Goal of the exercise: Reproduce the listing below exactly. Pictures do not belong in the copy.

Dataset excerpt:
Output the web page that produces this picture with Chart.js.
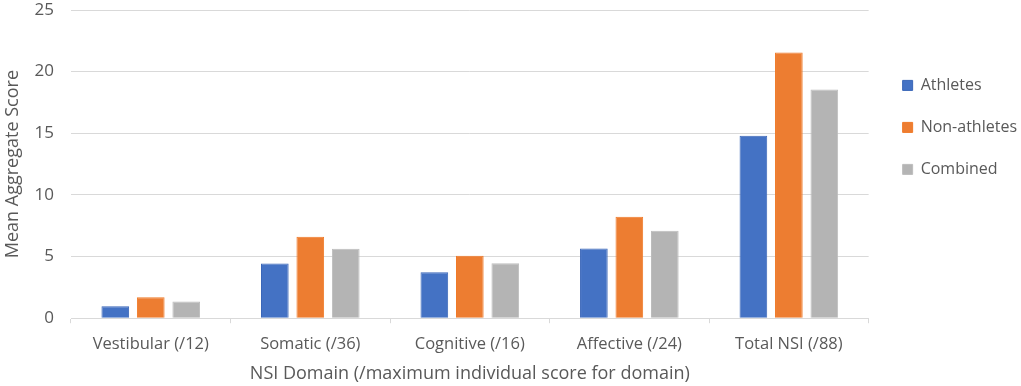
<!DOCTYPE html>
<html>
<head>
<meta charset="utf-8">
<script src="https://cdn.jsdelivr.net/npm/chart.js@4/dist/chart.umd.min.js"></script>
<style>
  html, body { margin: 0; padding: 0; background: #ffffff; overflow: hidden; }
</style>
</head>
<body>
<canvas id="chart-nsi" width="1021" height="386"></canvas>
<script>
// categories and series
const domains = ['Vestibular (/12)', 'Somatic (/36)', 'Cognitive (/16)', 'Affective (/24)', 'Total NSI (/88)'];
const athletes = [0.97, 4.44, 3.73, 5.66, 14.8];
const nonAthletes = [1.7, 6.6, 5.07, 8.22, 21.56];
const combined = [1.35, 5.63, 4.46, 7.09, 18.56];
const yTicks = [0, 5, 10, 15, 20, 25];

const textColor = '#595959';
const gridColor = '#d9d9d9';
const fontFamily = "'Open Sans', 'Noto Sans', sans-serif";

// nudge the legend a little to the right, away from the plot
const legendShift = {
    id: 'legendShift',
    afterLayout: function (chart) {
        chart.legend.left += 8;
        chart.legend.right += 8;
    }
};

var ctx = document.getElementById('chart-nsi').getContext('2d');
var chart_nsi = new Chart(ctx, {
    type: 'bar',
    data: {
        labels: domains,
        datasets: [{
            label: 'Athletes',
            data: athletes,
            backgroundColor: '#4472c4',
            borderColor: '#3a66b8',
            borderWidth: 1
        }, {
            label: 'Non-athletes',
            data: nonAthletes,
            backgroundColor: '#ed7d31',
            borderColor: '#f07a28',
            borderWidth: 1
        }, {
            label: 'Combined',
            data: combined,
            backgroundColor: '#b4b4b4',
            borderColor: '#bdbdbd',
            borderWidth: 1
        }]
    },
    plugins: [legendShift],
    options: {
        responsive: false,
        animation: false,
        maintainAspectRatio: false,
        layout: {
            padding: { top: 2, right: 2, bottom: 3, left: 2 }
        },
        datasets: {
            bar: {
                categoryPercentage: 0.667,
                barPercentage: 0.78
            }
        },
        plugins: {
            tooltip: { enabled: false },
            legend: {
                position: 'right',
                align: 'start',
                title: {
                    display: true,
                    text: ' ',
                    font: { size: 12 },
                    padding: { top: 35, bottom: 0 }
                },
                labels: {
                    boxWidth: 10,
                    boxHeight: 10,
                    padding: 26,
                    color: textColor,
                    font: { family: fontFamily, size: 16 }
                }
            }
        },
        scales: {
            x: {
                grid: {
                    offset: true,
                    drawOnChartArea: false,
                    drawTicks: true,
                    tickLength: 5,
                    color: gridColor
                },
                border: { display: true, color: gridColor },
                ticks: {
                    color: textColor,
                    padding: 11,
                    maxRotation: 0,
                    font: { family: fontFamily, size: 16.5 }
                },
                title: {
                    display: true,
                    text: 'NSI Domain (/maximum individual score for domain)',
                    color: textColor,
                    padding: { top: 0, bottom: 0 },
                    font: { family: fontFamily, size: 18, lineHeight: 1 }
                }
            },
            y: {
                min: 0,
                max: 25,
                afterBuildTicks: function (axis) {
                    axis.ticks = yTicks.map(v => ({ value: v }));
                },
                afterFit: function (axis) {
                    axis.width = 69;
                    axis.paddingTop = 10;
                },
                grid: {
                    color: gridColor,
                    drawTicks: false
                },
                border: { display: false },
                ticks: {
                    color: textColor,
                    padding: 17,
                    font: { family: fontFamily, size: 17 }
                },
                title: {
                    display: true,
                    text: 'Mean Aggregate Score',
                    color: textColor,
                    padding: { top: 0, bottom: 0 },
                    font: { family: fontFamily, size: 18 }
                }
            }
        }
    }
});
</script>
</body>
</html>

Solution to this exercise:
Output the web page that produces this picture with Chart.js.
<!DOCTYPE html>
<html>
<head>
<meta charset="utf-8">
<script src="https://cdn.jsdelivr.net/npm/chart.js@4/dist/chart.umd.min.js"></script>
<style>
  html, body { margin: 0; padding: 0; background: #ffffff; overflow: hidden; }
</style>
</head>
<body>
<canvas id="chart-nsi" width="1021" height="386"></canvas>
<script>
// categories and series
const domains = ['Vestibular (/12)', 'Somatic (/36)', 'Cognitive (/16)', 'Affective (/24)', 'Total NSI (/88)'];
const athletes = [0.97, 4.44, 3.73, 5.66, 14.8];
const nonAthletes = [1.7, 6.6, 5.07, 8.22, 21.56];
const combined = [1.35, 5.63, 4.46, 7.09, 18.56];
const yTicks = [0, 5, 10, 15, 20, 25];

const textColor = '#595959';
const gridColor = '#d9d9d9';
const fontFamily = "'Open Sans', 'Noto Sans', sans-serif";

// nudge the legend a little to the right, away from the plot
const legendShift = {
    id: 'legendShift',
    afterLayout: function (chart) {
        chart.legend.left += 8;
        chart.legend.right += 8;
    }
};

var ctx = document.getElementById('chart-nsi').getContext('2d');
var chart_nsi = new Chart(ctx, {
    type: 'bar',
    data: {
        labels: domains,
        datasets: [{
            label: 'Athletes',
            data: athletes,
            backgroundColor: '#4472c4',
            borderColor: '#3a66b8',
            borderWidth: 1
        }, {
            label: 'Non-athletes',
            data: nonAthletes,
            backgroundColor: '#ed7d31',
            borderColor: '#f07a28',
            borderWidth: 1
        }, {
            label: 'Combined',
            data: combined,
            backgroundColor: '#b4b4b4',
            borderColor: '#bdbdbd',
            borderWidth: 1
        }]
    },
    plugins: [legendShift],
    options: {
        responsive: false,
        animation: false,
        maintainAspectRatio: false,
        layout: {
            padding: { top: 2, right: 2, bottom: 3, left: 2 }
        },
        datasets: {
            bar: {
                categoryPercentage: 0.667,
                barPercentage: 0.78
            }
        },
        plugins: {
            tooltip: { enabled: false },
            legend: {
                position: 'right',
                align: 'start',
                title: {
                    display: true,
                    text: ' ',
                    font: { size: 12 },
                    padding: { top: 35, bottom: 0 }
                },
                labels: {
                    boxWidth: 10,
                    boxHeight: 10,
                    padding: 26,
                    color: textColor,
                    font: { family: fontFamily, size: 16 }
                }
            }
        },
        scales: {
            x: {
                grid: {
                    offset: true,
                    drawOnChartArea: false,
                    drawTicks: true,
                    tickLength: 5,
                    color: gridColor
                },
                border: { display: true, color: gridColor },
                ticks: {
                    color: textColor,
                    padding: 11,
                    maxRotation: 0,
                    font: { family: fontFamily, size: 16.5 }
                },
                title: {
                    display: true,
                    text: 'NSI Domain (/maximum individual score for domain)',
                    color: textColor,
                    padding: { top: 0, bottom: 0 },
                    font: { family: fontFamily, size: 18, lineHeight: 1 }
                }
            },
            y: {
                min: 0,
                max: 25,
                afterBuildTicks: function (axis) {
                    axis.ticks = yTicks.map(v => ({ value: v }));
                },
                afterFit: function (axis) {
                    axis.width = 69;
                    axis.paddingTop = 10;
                },
                grid: {
                    color: gridColor,
                    drawTicks: false
                },
                border: { display: false },
                ticks: {
                    color: textColor,
                    padding: 17,
                    font: { family: fontFamily, size: 17 }
                },
                title: {
                    display: true,
                    text: 'Mean Aggregate Score',
                    color: textColor,
                    padding: { top: 0, bottom: 0 },
                    font: { family: fontFamily, size: 18 }
                }
            }
        }
    }
});
</script>
</body>
</html>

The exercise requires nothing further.